Why do we have $ab=ba$? Why is it that
$$ab=ba$$
for positive integers $a,b$? Is there an intuitive explanation or we just need to accept it as a given fact?
 A: The number $ab$ represents the number of unit squares in an $a\times b$ rectangle.  The number $ba$ represents the number of unidt squares in a $b\times a$ rectangle.  Can you see that they have the same number of $1\times 1$ squares in them?
A: Imagine if you have a rectangle with $a$ rows and $b$ columns. If you want to calculate the area of the rectangle, then you can calculate it as rows x columns, which gives $ab$. You can also calculate it as columns x rows, which gives $ba$. Since the area of the rectangle didn't change at all here, you have $ab=ba$.
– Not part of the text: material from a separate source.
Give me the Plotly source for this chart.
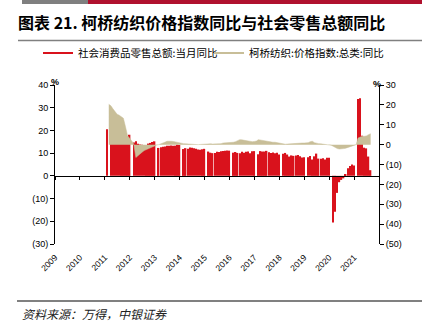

A: It comes from the associativity & commutativity of addition, and the Peano definition/construction of the positive integers.
You can prove that $ab=ba$ for all positive integers $a,b$ by induction on $a$.
$P(a=1)$ is just the definition of $b$, and the inductive step is easy.
A: suppose you have a grid of points with $a$ rows and $b$ columns. The total number of points will be $ab$. 
Now if you count it row-wise: each row has $b$ points and there are $a$ such rows. Thus the number of points is $ba$.
Now if you count it column-wise: each column has $a$ points and there are $b$ such colums. Thus the number of points is $ab$. 
But both should be equal because you are counting the same set of points.